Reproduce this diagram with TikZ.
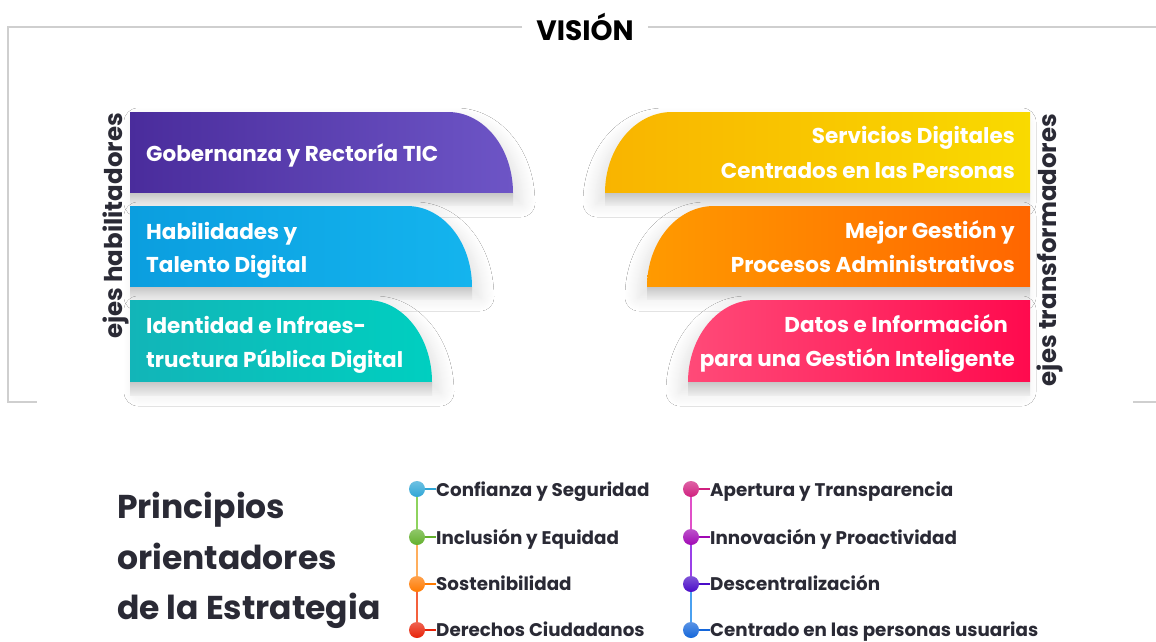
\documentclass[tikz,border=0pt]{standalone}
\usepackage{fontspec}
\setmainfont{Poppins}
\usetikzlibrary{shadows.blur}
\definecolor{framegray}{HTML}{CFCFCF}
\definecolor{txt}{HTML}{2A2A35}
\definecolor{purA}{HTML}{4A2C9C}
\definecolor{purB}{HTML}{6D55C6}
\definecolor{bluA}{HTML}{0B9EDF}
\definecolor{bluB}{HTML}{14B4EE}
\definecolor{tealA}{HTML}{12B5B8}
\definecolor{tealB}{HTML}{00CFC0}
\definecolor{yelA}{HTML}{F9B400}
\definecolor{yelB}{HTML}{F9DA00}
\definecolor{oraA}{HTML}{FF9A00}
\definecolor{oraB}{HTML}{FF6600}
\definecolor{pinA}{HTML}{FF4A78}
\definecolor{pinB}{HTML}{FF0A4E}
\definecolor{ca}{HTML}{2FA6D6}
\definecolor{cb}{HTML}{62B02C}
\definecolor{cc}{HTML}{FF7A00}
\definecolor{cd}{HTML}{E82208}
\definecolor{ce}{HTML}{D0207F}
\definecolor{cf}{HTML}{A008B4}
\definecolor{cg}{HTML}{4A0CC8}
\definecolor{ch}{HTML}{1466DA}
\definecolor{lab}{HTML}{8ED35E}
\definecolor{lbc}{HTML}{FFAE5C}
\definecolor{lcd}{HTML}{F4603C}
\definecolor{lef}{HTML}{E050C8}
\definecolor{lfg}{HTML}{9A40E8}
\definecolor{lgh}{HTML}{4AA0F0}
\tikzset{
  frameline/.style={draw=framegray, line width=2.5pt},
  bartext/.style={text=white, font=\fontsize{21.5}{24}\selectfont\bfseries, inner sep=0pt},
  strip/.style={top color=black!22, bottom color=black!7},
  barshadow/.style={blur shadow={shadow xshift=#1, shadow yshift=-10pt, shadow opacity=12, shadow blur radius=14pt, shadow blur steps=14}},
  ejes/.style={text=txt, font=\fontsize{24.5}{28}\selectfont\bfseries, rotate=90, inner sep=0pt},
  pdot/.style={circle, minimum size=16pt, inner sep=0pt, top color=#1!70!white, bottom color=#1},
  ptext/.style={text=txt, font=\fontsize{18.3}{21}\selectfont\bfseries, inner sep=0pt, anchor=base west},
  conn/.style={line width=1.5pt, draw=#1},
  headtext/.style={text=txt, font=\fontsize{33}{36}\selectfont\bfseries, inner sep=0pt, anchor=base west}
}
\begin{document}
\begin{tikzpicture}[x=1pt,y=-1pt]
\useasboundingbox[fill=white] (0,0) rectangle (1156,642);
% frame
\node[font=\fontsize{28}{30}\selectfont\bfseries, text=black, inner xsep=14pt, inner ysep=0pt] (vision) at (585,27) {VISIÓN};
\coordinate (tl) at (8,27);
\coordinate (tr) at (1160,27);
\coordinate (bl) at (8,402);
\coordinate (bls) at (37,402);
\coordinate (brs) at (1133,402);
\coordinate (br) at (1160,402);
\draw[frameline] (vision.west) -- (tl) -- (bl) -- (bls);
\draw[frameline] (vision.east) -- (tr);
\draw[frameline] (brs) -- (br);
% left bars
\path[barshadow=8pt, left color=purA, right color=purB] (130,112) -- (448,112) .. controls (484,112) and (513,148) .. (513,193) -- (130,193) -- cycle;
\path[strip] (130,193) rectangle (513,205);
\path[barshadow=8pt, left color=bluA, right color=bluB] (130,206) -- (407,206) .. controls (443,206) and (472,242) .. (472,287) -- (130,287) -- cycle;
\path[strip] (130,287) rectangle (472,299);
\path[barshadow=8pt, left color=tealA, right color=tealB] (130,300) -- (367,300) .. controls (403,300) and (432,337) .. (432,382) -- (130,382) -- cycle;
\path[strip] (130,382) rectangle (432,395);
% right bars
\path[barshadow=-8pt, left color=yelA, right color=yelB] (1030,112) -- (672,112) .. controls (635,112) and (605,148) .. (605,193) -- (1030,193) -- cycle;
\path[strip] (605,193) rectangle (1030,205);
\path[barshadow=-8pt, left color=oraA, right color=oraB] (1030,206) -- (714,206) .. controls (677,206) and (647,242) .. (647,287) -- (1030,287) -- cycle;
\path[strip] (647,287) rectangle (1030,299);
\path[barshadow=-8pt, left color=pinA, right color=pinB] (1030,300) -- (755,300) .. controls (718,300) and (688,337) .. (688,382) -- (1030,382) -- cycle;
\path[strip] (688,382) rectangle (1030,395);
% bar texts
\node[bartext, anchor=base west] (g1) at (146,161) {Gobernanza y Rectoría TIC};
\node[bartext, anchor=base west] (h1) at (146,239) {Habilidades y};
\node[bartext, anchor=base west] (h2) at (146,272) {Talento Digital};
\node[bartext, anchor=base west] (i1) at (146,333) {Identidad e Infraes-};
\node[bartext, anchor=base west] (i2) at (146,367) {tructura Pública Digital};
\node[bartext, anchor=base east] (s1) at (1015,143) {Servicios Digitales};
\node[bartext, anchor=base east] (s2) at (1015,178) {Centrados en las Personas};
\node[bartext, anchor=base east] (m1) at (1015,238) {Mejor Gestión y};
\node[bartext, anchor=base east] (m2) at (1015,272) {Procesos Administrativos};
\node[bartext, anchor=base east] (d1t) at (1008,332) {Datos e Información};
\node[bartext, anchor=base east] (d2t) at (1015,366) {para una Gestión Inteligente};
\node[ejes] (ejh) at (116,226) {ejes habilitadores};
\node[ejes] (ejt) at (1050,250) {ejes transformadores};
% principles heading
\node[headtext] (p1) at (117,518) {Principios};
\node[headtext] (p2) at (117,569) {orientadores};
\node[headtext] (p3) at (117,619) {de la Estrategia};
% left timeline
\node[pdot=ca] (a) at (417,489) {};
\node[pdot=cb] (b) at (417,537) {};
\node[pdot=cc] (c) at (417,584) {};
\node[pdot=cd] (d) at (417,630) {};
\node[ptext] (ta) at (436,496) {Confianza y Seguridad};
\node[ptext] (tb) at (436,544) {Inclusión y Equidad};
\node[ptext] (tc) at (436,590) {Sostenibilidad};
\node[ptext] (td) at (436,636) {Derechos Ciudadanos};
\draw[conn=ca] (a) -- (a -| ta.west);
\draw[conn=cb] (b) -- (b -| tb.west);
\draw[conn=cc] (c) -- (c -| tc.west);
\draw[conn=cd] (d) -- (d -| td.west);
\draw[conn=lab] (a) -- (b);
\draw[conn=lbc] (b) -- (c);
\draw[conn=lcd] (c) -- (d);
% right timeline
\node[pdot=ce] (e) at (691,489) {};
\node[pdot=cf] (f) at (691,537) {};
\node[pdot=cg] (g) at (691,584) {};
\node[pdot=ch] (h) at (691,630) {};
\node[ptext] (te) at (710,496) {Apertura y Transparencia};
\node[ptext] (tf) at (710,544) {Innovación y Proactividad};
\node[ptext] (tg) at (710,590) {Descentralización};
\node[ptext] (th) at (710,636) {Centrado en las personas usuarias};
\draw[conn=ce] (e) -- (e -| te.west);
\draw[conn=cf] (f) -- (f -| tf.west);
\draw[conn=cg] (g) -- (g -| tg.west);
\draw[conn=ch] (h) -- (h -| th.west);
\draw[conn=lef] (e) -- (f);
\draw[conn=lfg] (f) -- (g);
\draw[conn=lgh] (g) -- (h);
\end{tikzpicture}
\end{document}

==

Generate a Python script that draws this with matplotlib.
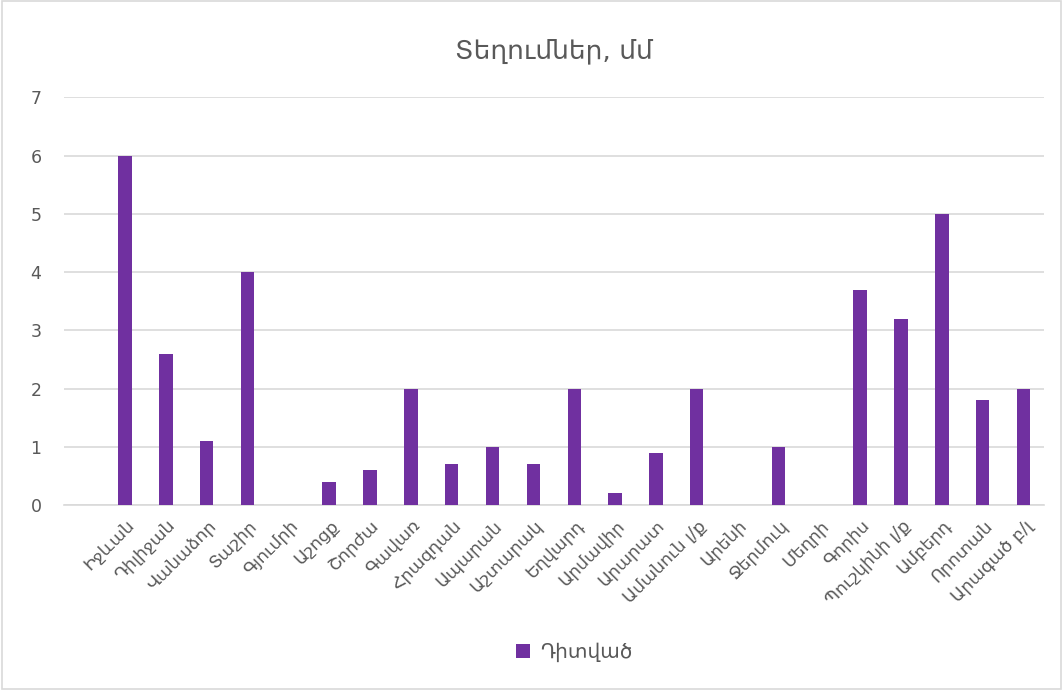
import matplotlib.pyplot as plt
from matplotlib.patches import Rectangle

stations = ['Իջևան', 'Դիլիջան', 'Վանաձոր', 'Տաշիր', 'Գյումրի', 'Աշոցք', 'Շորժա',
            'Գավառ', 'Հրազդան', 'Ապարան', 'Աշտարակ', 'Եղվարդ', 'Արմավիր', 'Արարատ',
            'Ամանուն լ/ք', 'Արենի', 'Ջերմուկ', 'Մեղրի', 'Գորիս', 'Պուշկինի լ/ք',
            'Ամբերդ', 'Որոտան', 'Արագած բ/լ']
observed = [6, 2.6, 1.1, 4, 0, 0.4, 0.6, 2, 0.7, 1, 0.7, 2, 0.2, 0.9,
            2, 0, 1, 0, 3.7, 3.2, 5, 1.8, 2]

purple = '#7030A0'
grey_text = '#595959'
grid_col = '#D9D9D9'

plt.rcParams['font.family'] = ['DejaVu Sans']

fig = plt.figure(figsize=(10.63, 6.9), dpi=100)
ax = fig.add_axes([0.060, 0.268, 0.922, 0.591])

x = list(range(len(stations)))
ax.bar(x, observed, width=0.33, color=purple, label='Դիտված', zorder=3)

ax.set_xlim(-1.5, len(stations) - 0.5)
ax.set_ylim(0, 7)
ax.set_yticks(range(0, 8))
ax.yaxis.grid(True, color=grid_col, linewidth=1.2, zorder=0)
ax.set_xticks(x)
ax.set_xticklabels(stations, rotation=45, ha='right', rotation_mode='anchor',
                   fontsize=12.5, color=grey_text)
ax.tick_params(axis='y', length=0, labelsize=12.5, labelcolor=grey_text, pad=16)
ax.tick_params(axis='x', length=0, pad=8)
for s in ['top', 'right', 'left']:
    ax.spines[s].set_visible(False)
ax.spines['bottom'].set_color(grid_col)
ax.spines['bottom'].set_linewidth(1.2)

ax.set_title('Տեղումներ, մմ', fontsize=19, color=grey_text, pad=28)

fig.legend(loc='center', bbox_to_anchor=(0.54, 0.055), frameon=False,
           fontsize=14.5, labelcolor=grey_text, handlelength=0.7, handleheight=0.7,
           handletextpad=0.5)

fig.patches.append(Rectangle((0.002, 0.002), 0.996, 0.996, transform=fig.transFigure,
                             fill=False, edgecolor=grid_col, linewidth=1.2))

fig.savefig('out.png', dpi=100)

* * *

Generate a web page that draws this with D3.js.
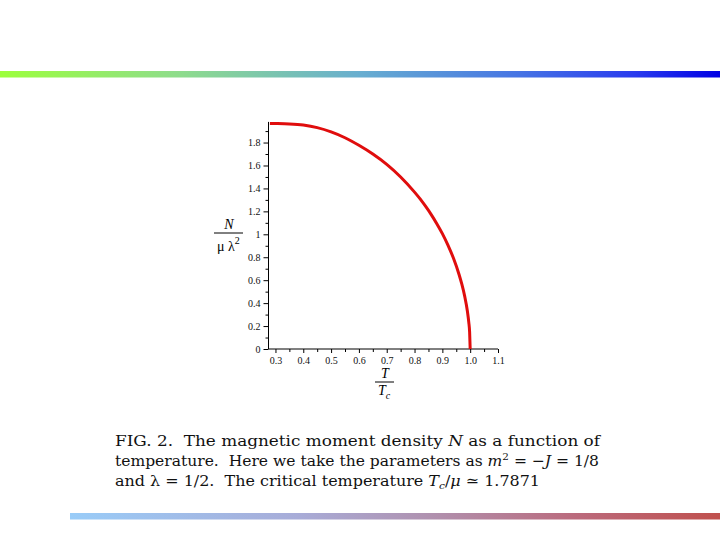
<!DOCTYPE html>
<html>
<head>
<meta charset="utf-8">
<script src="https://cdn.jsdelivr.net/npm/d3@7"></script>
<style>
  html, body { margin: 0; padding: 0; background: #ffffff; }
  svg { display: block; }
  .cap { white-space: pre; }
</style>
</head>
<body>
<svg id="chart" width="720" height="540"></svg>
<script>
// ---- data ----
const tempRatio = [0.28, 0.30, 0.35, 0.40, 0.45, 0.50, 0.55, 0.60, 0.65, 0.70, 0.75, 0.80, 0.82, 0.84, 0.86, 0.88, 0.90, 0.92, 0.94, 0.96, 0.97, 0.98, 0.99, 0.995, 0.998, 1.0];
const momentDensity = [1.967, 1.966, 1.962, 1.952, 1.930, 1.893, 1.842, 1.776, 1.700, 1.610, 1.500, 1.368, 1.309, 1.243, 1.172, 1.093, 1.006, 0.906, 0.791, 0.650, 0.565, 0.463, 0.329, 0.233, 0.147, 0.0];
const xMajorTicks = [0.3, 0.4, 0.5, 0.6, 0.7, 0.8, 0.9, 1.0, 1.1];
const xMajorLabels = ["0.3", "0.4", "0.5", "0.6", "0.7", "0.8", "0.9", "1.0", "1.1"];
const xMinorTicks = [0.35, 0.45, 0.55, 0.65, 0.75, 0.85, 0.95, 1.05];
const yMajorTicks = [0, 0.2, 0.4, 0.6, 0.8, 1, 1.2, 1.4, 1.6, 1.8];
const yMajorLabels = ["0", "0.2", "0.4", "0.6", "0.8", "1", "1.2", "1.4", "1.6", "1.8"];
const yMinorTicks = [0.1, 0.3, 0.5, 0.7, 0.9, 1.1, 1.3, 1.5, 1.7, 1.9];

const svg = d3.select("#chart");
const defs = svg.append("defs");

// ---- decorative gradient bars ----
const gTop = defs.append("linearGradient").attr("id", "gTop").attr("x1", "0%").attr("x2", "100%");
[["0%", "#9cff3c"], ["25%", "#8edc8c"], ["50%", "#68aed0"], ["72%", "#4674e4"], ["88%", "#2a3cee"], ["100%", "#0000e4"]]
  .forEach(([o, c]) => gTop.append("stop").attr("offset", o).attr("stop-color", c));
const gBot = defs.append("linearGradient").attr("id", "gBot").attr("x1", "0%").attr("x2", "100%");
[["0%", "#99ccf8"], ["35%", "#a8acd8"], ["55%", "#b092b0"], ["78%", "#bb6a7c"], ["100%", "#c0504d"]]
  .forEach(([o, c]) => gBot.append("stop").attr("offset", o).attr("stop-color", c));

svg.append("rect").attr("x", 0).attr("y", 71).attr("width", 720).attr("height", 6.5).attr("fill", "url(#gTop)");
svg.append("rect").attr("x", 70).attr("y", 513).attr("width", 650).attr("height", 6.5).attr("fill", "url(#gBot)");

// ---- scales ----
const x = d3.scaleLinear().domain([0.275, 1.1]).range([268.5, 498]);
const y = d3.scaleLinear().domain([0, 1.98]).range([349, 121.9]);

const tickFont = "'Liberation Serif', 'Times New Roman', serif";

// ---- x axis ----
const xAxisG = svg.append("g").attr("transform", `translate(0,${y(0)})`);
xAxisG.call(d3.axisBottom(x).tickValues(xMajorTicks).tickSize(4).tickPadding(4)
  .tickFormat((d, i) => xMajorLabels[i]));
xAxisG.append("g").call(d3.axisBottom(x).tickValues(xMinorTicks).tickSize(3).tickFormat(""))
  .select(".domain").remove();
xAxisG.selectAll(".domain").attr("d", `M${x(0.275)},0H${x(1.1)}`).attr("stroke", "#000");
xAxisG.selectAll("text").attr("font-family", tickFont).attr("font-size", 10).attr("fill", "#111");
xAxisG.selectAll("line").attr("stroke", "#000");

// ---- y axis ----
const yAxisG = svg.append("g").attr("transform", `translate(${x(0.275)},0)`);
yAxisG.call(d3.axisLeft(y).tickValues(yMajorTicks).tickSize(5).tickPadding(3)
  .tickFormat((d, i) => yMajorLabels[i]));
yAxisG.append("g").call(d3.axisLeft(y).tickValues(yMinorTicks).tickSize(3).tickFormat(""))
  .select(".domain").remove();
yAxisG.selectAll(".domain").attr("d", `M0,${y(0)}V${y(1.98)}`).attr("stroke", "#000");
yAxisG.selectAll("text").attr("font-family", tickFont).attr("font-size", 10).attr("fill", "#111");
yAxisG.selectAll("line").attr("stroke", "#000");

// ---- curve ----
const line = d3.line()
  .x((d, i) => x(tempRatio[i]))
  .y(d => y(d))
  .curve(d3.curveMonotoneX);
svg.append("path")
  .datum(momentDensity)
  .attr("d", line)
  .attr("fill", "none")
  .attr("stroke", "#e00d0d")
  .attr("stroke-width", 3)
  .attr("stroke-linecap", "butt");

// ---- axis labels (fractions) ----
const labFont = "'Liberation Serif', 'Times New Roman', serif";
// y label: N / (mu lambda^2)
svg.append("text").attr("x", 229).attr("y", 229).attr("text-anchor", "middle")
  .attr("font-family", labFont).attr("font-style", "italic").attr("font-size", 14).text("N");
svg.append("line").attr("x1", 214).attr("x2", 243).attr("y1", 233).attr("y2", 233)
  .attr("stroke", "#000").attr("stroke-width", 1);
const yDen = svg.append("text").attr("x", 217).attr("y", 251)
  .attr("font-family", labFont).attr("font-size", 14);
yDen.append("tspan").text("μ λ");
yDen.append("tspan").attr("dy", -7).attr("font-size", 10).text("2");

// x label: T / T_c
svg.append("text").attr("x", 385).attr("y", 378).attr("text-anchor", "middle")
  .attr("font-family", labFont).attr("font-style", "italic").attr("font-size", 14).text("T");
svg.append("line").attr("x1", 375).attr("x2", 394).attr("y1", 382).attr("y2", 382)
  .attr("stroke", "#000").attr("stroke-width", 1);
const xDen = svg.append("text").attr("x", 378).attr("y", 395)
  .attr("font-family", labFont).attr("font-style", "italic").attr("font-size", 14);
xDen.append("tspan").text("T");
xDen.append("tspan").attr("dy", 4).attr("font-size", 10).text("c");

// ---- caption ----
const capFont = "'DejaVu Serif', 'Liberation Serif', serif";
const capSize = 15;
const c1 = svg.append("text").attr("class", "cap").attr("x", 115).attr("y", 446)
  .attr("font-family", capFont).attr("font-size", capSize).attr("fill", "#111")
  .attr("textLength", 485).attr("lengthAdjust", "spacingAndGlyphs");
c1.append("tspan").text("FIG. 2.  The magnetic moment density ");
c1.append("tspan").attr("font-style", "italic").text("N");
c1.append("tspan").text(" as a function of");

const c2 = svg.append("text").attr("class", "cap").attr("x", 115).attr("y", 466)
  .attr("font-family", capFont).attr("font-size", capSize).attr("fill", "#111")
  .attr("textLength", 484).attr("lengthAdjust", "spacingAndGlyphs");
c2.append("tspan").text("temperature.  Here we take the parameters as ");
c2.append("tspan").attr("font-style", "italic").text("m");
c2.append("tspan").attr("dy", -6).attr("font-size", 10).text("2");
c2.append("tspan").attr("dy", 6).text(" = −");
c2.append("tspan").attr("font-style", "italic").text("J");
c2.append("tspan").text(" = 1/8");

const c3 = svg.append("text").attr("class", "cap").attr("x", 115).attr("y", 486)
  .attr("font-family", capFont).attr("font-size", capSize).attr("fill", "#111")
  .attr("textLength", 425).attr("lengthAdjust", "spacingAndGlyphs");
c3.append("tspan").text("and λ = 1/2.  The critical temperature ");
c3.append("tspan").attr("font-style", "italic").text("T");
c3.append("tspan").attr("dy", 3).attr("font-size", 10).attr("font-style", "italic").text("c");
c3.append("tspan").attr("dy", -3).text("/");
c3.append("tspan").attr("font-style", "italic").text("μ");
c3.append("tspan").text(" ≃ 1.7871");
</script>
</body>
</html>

Stated goal:
Exactly reproduce the lines from the line holding "Generate a Python" through the line holding "from matplotlib.patches import Rectangle", and only those; pictures are to be left out.

Problem solution:
Generate a Python script that draws this with matplotlib.
import matplotlib.pyplot as plt
from matplotlib.patches import Rectangle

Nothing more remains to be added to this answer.